**AIM OF THE TASK**: Write out the material exactly. Do not include the pictures.

**SOURCE MATERIAL**:

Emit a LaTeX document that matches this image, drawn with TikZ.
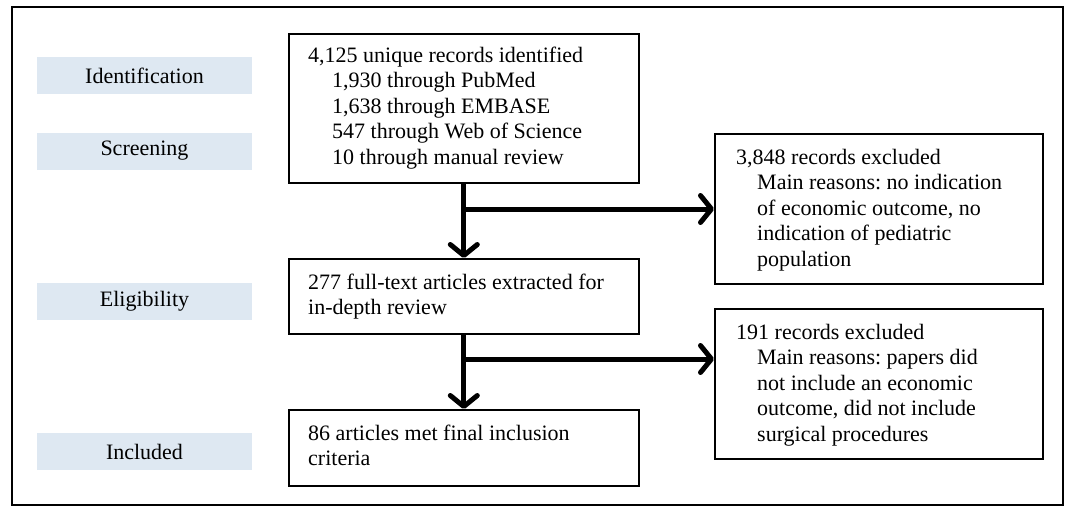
\documentclass[tikz,border=0pt]{standalone}
\usepackage{fontspec}
\setmainfont{Liberation Serif}
\usetikzlibrary{arrows.meta}
\definecolor{lblfill}{RGB}{222,232,242}
\frenchspacing
\begin{document}
\begin{tikzpicture}[x=1pt,y=-1pt,
  every node/.style={font=\fontsize{22}{25.5}\selectfont, inner sep=0pt},
  stagebox/.style={fill=lblfill, minimum width=215pt, minimum height=37pt, anchor=center},
  flowbox/.style={draw, line width=1.6pt, anchor=north west},
  boxtext/.style={anchor=base west},
  flowarrow/.style={line width=5pt, -{Straight Barb[length=11pt,width=27pt,round]}}
]
\useasboundingbox (0,0) rectangle (1068,506);
\draw[line width=2.4pt] (12,7) rectangle (1063,505);

% stage labels
\node[stagebox] (ident) at (144.5,75.5) {Identification};
\node[stagebox] (screen) at (144.5,151) {Screening};
\node[stagebox] (elig) at (144.5,301) {Eligibility};
\node[stagebox] (incl) at (144.5,451.5) {Included};

% main boxes
\node[flowbox, minimum width=350pt, minimum height=149pt] (b1) at (288,33) {};
\node[flowbox, minimum width=350pt, minimum height=75pt] (b2) at (288,258) {};
\node[flowbox, minimum width=350pt, minimum height=76pt] (b3) at (288,409) {};
\node[flowbox, minimum width=328pt, minimum height=150pt] (e1) at (714,133) {};
\node[flowbox, minimum width=328pt, minimum height=150pt] (e2) at (714,308) {};

% texts
\node[boxtext] (t1) at (308,62) {\vtop{\hbox{4,125 unique records identified}
  \hbox{\hspace{24pt}1,930 through PubMed}
  \hbox{\hspace{24pt}1,638 through EMBASE}
  \hbox{\hspace{24pt}547 through Web of Science}
  \hbox{\hspace{24pt}10 through manual review}}};
\node[boxtext] (t2) at (308,289) {\vtop{\hbox{277 full-text articles extracted for}
  \hbox{in-depth review}}};
\node[boxtext] (t3) at (308,440) {\vtop{\hbox{86 articles met final inclusion}
  \hbox{criteria}}};
\node[boxtext] (t4) at (736,164) {\vtop{\hbox{3,848 records excluded}
  \hbox{\hspace{21pt}Main reasons: no indication}
  \hbox{\hspace{21pt}of economic outcome, no}
  \hbox{\hspace{21pt}indication of pediatric}
  \hbox{\hspace{21pt}population}}};
\node[boxtext] (t5) at (736,339) {\vtop{\hbox{191 records excluded}
  \hbox{\hspace{21pt}Main reasons: papers did}
  \hbox{\hspace{21pt}not include an economic}
  \hbox{\hspace{21pt}outcome, did not include}
  \hbox{\hspace{21pt}surgical procedures}}};

% connectors
\coordinate (j1) at (463,209);
\coordinate (j2) at (463,359);
\draw[flowarrow] (b1.south) -- (b2.north);
\draw[flowarrow] (j1) -- (e1.west |- j1);
\draw[flowarrow] (b2.south) -- (b3.north);
\draw[flowarrow] (j2) -- (e2.west |- j2);
\end{tikzpicture}
\end{document}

**FINISHED EXERCISE**:
Emit a LaTeX document that matches this image, drawn with TikZ.
\documentclass[tikz,border=0pt]{standalone}
\usepackage{fontspec}
\setmainfont{Liberation Serif}
\usetikzlibrary{arrows.meta}
\definecolor{lblfill}{RGB}{222,232,242}
\frenchspacing
\begin{document}
\begin{tikzpicture}[x=1pt,y=-1pt,
  every node/.style={font=\fontsize{22}{25.5}\selectfont, inner sep=0pt},
  stagebox/.style={fill=lblfill, minimum width=215pt, minimum height=37pt, anchor=center},
  flowbox/.style={draw, line width=1.6pt, anchor=north west},
  boxtext/.style={anchor=base west},
  flowarrow/.style={line width=5pt, -{Straight Barb[length=11pt,width=27pt,round]}}
]
\useasboundingbox (0,0) rectangle (1068,506);
\draw[line width=2.4pt] (12,7) rectangle (1063,505);

% stage labels
\node[stagebox] (ident) at (144.5,75.5) {Identification};
\node[stagebox] (screen) at (144.5,151) {Screening};
\node[stagebox] (elig) at (144.5,301) {Eligibility};
\node[stagebox] (incl) at (144.5,451.5) {Included};

% main boxes
\node[flowbox, minimum width=350pt, minimum height=149pt] (b1) at (288,33) {};
\node[flowbox, minimum width=350pt, minimum height=75pt] (b2) at (288,258) {};
\node[flowbox, minimum width=350pt, minimum height=76pt] (b3) at (288,409) {};
\node[flowbox, minimum width=328pt, minimum height=150pt] (e1) at (714,133) {};
\node[flowbox, minimum width=328pt, minimum height=150pt] (e2) at (714,308) {};

% texts
\node[boxtext] (t1) at (308,62) {\vtop{\hbox{4,125 unique records identified}
  \hbox{\hspace{24pt}1,930 through PubMed}
  \hbox{\hspace{24pt}1,638 through EMBASE}
  \hbox{\hspace{24pt}547 through Web of Science}
  \hbox{\hspace{24pt}10 through manual review}}};
\node[boxtext] (t2) at (308,289) {\vtop{\hbox{277 full-text articles extracted for}
  \hbox{in-depth review}}};
\node[boxtext] (t3) at (308,440) {\vtop{\hbox{86 articles met final inclusion}
  \hbox{criteria}}};
\node[boxtext] (t4) at (736,164) {\vtop{\hbox{3,848 records excluded}
  \hbox{\hspace{21pt}Main reasons: no indication}
  \hbox{\hspace{21pt}of economic outcome, no}
  \hbox{\hspace{21pt}indication of pediatric}
  \hbox{\hspace{21pt}population}}};
\node[boxtext] (t5) at (736,339) {\vtop{\hbox{191 records excluded}
  \hbox{\hspace{21pt}Main reasons: papers did}
  \hbox{\hspace{21pt}not include an economic}
  \hbox{\hspace{21pt}outcome, did not include}
  \hbox{\hspace{21pt}surgical procedures}}};

% connectors
\coordinate (j1) at (463,209);
\coordinate (j2) at (463,359);
\draw[flowarrow] (b1.south) -- (b2.north);
\draw[flowarrow] (j1) -- (e1.west |- j1);
\draw[flowarrow] (b2.south) -- (b3.north);
\draw[flowarrow] (j2) -- (e2.west |- j2);
\end{tikzpicture}
\end{document}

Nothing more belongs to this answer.